### What you are asked to do:
Set the lines down again exactly, first line through the line that contains "(921,0) -- (921,415);", with no pictures.

### Information provided:
start

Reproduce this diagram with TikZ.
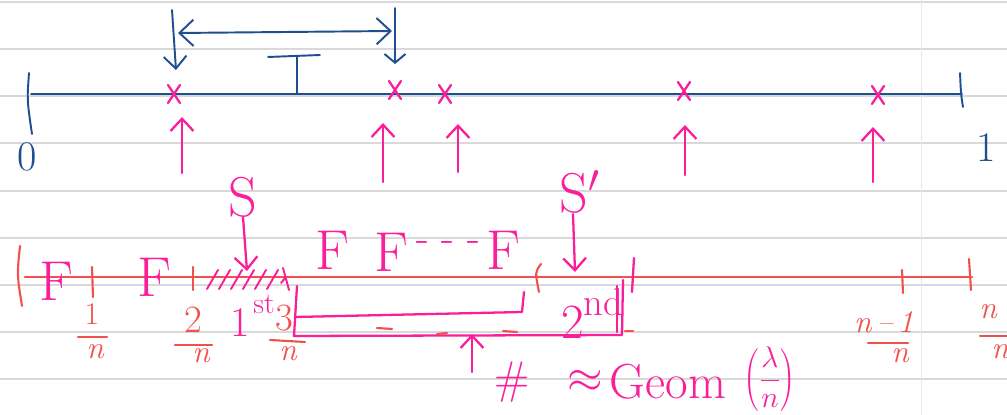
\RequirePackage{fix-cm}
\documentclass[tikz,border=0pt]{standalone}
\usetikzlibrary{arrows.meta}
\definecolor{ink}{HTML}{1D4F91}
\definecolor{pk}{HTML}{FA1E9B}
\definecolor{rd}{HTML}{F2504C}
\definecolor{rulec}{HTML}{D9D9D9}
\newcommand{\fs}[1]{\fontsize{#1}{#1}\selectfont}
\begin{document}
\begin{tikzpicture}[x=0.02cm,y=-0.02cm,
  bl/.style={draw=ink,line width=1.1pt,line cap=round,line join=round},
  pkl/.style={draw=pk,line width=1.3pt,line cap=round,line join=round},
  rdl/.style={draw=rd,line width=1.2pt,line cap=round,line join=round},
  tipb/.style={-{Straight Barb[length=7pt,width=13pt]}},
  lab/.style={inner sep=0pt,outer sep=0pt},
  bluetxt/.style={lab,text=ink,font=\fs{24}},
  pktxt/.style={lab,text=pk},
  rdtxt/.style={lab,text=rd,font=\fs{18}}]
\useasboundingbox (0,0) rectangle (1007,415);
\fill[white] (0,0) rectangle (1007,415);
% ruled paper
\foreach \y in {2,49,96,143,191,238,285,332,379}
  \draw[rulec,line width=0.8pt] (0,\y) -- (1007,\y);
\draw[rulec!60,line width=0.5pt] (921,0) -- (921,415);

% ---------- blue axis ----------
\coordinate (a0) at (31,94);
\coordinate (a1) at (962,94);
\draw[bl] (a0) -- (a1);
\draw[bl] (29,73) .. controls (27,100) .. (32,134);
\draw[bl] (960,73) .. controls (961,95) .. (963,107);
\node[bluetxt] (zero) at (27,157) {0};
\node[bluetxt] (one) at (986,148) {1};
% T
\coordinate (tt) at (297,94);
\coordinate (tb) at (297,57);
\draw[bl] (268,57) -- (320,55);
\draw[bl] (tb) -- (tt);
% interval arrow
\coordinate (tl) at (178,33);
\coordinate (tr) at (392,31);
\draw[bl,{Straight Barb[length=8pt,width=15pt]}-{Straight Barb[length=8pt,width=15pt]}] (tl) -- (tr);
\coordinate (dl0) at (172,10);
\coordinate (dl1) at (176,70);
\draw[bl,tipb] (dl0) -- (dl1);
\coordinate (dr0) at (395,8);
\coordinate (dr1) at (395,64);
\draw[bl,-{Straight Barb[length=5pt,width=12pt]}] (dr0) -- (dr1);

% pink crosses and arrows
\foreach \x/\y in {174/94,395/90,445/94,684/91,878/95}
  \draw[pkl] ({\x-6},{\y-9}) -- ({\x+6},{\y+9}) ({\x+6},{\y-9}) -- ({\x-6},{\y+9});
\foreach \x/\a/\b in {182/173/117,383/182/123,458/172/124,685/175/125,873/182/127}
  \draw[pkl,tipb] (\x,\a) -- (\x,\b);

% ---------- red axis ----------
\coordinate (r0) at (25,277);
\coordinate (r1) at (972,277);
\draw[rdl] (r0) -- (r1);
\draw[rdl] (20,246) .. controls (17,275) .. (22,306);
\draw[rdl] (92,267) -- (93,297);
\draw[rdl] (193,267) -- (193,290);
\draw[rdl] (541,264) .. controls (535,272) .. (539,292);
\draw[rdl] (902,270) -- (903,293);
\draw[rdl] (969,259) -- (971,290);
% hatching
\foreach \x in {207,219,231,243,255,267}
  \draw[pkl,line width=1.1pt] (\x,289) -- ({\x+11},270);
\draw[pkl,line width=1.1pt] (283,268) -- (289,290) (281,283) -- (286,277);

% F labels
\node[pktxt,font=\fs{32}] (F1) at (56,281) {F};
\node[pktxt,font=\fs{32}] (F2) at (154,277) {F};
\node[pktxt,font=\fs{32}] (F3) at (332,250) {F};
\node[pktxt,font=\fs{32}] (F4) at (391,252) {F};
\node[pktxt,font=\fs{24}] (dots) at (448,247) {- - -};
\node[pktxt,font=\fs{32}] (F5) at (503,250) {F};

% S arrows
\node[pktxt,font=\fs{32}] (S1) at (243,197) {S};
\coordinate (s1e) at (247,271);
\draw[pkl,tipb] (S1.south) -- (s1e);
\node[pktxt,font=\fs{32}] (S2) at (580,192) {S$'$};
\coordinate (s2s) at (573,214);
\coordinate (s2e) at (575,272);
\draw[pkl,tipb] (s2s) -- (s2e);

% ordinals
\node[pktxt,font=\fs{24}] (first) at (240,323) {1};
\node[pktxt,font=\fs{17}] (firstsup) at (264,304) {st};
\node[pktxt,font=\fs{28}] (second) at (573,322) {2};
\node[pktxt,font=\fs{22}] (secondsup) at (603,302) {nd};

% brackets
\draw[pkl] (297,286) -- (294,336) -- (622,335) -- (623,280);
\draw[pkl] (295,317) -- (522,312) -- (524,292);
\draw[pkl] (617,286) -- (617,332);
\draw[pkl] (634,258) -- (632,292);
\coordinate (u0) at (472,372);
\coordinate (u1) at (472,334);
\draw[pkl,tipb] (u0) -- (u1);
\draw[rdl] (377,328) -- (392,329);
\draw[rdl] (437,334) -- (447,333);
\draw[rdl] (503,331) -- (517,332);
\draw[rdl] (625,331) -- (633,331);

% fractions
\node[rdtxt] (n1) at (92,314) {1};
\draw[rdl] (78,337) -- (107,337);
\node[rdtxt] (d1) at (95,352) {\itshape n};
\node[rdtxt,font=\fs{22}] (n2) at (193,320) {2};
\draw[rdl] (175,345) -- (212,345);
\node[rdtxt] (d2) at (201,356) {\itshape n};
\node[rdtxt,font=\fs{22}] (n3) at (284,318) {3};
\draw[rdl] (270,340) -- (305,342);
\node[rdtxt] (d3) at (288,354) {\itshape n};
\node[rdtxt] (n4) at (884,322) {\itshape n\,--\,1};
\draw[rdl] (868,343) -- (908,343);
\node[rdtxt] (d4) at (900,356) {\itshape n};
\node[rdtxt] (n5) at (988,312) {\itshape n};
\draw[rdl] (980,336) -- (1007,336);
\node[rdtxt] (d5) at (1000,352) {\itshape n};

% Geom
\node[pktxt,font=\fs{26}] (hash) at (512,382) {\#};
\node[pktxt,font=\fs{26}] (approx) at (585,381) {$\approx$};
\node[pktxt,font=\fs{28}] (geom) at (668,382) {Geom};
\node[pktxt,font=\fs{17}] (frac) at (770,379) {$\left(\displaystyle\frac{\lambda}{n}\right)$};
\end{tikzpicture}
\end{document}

end

### Problem solution:
Reproduce this diagram with TikZ.
\RequirePackage{fix-cm}
\documentclass[tikz,border=0pt]{standalone}
\usetikzlibrary{arrows.meta}
\definecolor{ink}{HTML}{1D4F91}
\definecolor{pk}{HTML}{FA1E9B}
\definecolor{rd}{HTML}{F2504C}
\definecolor{rulec}{HTML}{D9D9D9}
\newcommand{\fs}[1]{\fontsize{#1}{#1}\selectfont}
\begin{document}
\begin{tikzpicture}[x=0.02cm,y=-0.02cm,
  bl/.style={draw=ink,line width=1.1pt,line cap=round,line join=round},
  pkl/.style={draw=pk,line width=1.3pt,line cap=round,line join=round},
  rdl/.style={draw=rd,line width=1.2pt,line cap=round,line join=round},
  tipb/.style={-{Straight Barb[length=7pt,width=13pt]}},
  lab/.style={inner sep=0pt,outer sep=0pt},
  bluetxt/.style={lab,text=ink,font=\fs{24}},
  pktxt/.style={lab,text=pk},
  rdtxt/.style={lab,text=rd,font=\fs{18}}]
\useasboundingbox (0,0) rectangle (1007,415);
\fill[white] (0,0) rectangle (1007,415);
% ruled paper
\foreach \y in {2,49,96,143,191,238,285,332,379}
  \draw[rulec,line width=0.8pt] (0,\y) -- (1007,\y);
\draw[rulec!60,line width=0.5pt] (921,0) -- (921,415);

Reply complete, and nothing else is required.